The leadership Secrets of Colin Powell. (Books in Brief)

By Oren Harari

McGraw-Hill, 2002

278 pages

List Price: $21.95

ISBN:0-07-138859-1

Gen. Colin F. Powell's leadership style served him well in the military, helping him rise through the ranks to become chairman of the Joint Chiefs of Staff and, eventually, secretary of state. In fact, says author Oren Harari, in The Leadership Secrets of Colin Powell, aspiring business leaders would do well to adopt Powell's style.

Harari, a management professor at the University of San Francisco, says Powell engages in "the kind of practical, mission- and people-based leadership that ... has translated into performance excellence and competitive success."

Powell doesn't use bluster to inspire his troops. He is polite and "is not interested in intimidating people. He is convinced that frightened people don't take initiative or responsibility and that their organizations suffer as a result."

On the other hand, Harari says Powell doesn't mind making people angry--particularly in pursuit of organizational excellence. "Being responsible sometimes means pissing people off," Harari quotes Powell, who believes that good leaders must defy the status quo.

Being unafraid to ruffle feathers is one of 18 lessons Harari gleans from Powell's approach to leadership. Others include:

* Pay attention to details. Powell believes it's important for leaders to have a thorough grasp of operational details. Otherwise, they cannot effectively challenge existing processes.

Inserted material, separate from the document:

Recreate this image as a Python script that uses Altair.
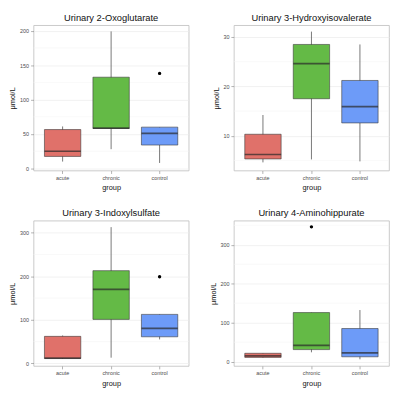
import altair as alt
import pandas as pd

groups = ["acute", "chronic", "control"]
colors = ["#E0716A", "#64BA46", "#6D9BF8"]

titles = [
    "Urinary 2-Oxoglutarate",
    "Urinary 3-Hydroxyisovalerate",
    "Urinary 3-Indoxylsulfate",
    "Urinary 4-Aminohippurate",
]

# box statistics per panel: acute, chronic, control
p1_lo = [10, 28, 8]
p1_q1 = [17.5, 58, 34]
p1_med = [25, 58.5, 51]
p1_q3 = [56.5, 132.5, 60]
p1_hi = [61, 199, 60]
p1_out_group = ["control"]
p1_out_val = [138]

p2_lo = [4.6, 5.2, 4.8]
p2_q1 = [5.3, 17.5, 12.6]
p2_med = [6.2, 24.6, 15.9]
p2_q3 = [10.3, 28.5, 21.2]
p2_hi = [14.2, 31.1, 28.5]
p2_out_group = []
p2_out_val = []

p3_lo = [10, 13, 55]
p3_q1 = [11, 101, 61]
p3_med = [12, 170, 80.5]
p3_q3 = [62, 213, 112.5]
p3_hi = [64, 313, 112.5]
p3_out_group = ["control"]
p3_out_val = [199]

p4_lo = [10, 24, 6]
p4_q1 = [11, 31, 12.5]
p4_med = [15, 42, 22.5]
p4_q3 = [21.5, 126, 85]
p4_hi = [22, 126, 132.5]
p4_out_group = ["chronic"]
p4_out_val = [346]

major_ticks = [[0, 50, 100, 150, 200], [10, 20, 30], [0, 100, 200, 300], [0, 100, 200, 300]]
minor_ticks = [[25, 75, 125, 175], [5, 15, 25], [50, 150, 250], [50, 150, 250, 350]]
y_domains = [[-3, 208], [2.95, 32.4], [-6, 328], [-11, 362]]

stats = [
    (p1_lo, p1_q1, p1_med, p1_q3, p1_hi, p1_out_group, p1_out_val),
    (p2_lo, p2_q1, p2_med, p2_q3, p2_hi, p2_out_group, p2_out_val),
    (p3_lo, p3_q1, p3_med, p3_q3, p3_hi, p3_out_group, p3_out_val),
    (p4_lo, p4_q1, p4_med, p4_q3, p4_hi, p4_out_group, p4_out_val),
]

W, H = 158, 148
box_px = 0.75 * W / 3.2

FONT = "Liberation Sans"


def panel(i):
    lo, q1, med, q3, hi, og, ov = stats[i]
    df = pd.DataFrame({"group": groups, "lo": lo, "q1": q1, "med": med, "q3": q3, "hi": hi})
    xs = alt.Scale(domain=groups, paddingInner=0, paddingOuter=0.1)
    xaxis = alt.Axis(title="group", bandPosition=0.5, labelAngle=0)
    ys = alt.Scale(domain=y_domains[i], nice=False, zero=False)
    yaxis = alt.Axis(title="μmol/L", values=major_ticks[i])
    cs = alt.Scale(domain=groups, range=colors)

    minor = alt.Chart(pd.DataFrame({"v": minor_ticks[i]})).mark_rule(
        color="#F5F5F5", strokeWidth=0.6
    ).encode(
        y=alt.Y("v:Q", scale=ys, axis=yaxis),
        x=alt.value(0), x2=alt.value(W),
    )
    base = alt.Chart(df).encode(x=alt.X("group:N", scale=xs, axis=xaxis))
    whisk = base.mark_rule(color="#555555", strokeWidth=0.8).encode(
        y=alt.Y("lo:Q", scale=ys, axis=yaxis), y2="hi:Q"
    )
    box = base.mark_bar(
        width=alt.RelativeBandSize(0.75), stroke="#3a3a3a", strokeWidth=0.6
    ).encode(
        y=alt.Y("q1:Q", scale=ys, axis=yaxis), y2="q3:Q",
        color=alt.Color("group:N", scale=cs, legend=None),
    )
    medl = base.mark_tick(size=box_px, thickness=1.7, color="#2a2a2a").encode(
        y=alt.Y("med:Q", scale=ys, axis=yaxis)
    )
    layers = [minor, whisk, box, medl]
    if og:
        odf = pd.DataFrame({"group": og, "v": ov})
        outl = alt.Chart(odf).mark_circle(size=12, color="black", opacity=1).encode(
            x=alt.X("group:N", scale=xs, axis=xaxis),
            y=alt.Y("v:Q", scale=ys, axis=yaxis),
        )
        layers.append(outl)
    return alt.layer(*layers).properties(
        width=W, height=H,
        title=alt.TitleParams(titles[i], fontSize=9.5, font=FONT, fontWeight="normal",
                              color="#111111", offset=3),
    )


chart = alt.concat(
    panel(0), panel(1), panel(2), panel(3), columns=2, spacing={"row": 16, "column": 19}
).configure(
    padding={"left": 0, "top": 1, "right": 0, "bottom": 0},
).configure_view(
    stroke="#BDBDBD", strokeWidth=0.8
).configure_axis(
    labelFont=FONT, titleFont=FONT, labelFontSize=5.5, titleFontSize=7.5,
    labelColor="#4d4d4d", titleColor="#111111", titleFontWeight="normal",
    tickColor="#7f7f7f", tickSize=3, tickWidth=0.6, domain=False,
    gridColor="#EBEBEB", gridWidth=0.7, labelPadding=2, titlePadding=3,
)

chart.save("out.html", embed_options={"renderer": "svg", "actions": False})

* Deploy the best people. Powell's philosophy is: "In a brain-based economy, your best assets are people." Harari describes what he calls "Powell's Rules for Picking People: Look for intelligence and judgment and, most critically, a capacity to anticipate." Powell also values loyalty, integrity, a balanced ego and drive.

* Trust those in the trenches. Powell's experiences in Vietnam and the Persian Gulf taught him that the people in the field were right more often than top military brass. Harari cites a number of businesses--including IBM, 3Com and McDonald's--that benefited from important new ideas emanating not from top leaders but from maverick units or franchises. "Most honest leaders in innovative companies will candidly admit that their most fruitful innovations have been hatched in places far from company headquarters."

* Recognize that the day your reports stop bringing you their problems is the day you have stopped leading them. "They have either lost confidence that you can help them or concluded that you do not care," writes Harari. "Either case is a failure of leadership."

Harari closes The Leadership Secrets of Colin Powell with this observation: "Leadership is not rank, privilege, titles or money. It is responsibility."

Mike Frost is a freelance writer based in Alexandria, Va.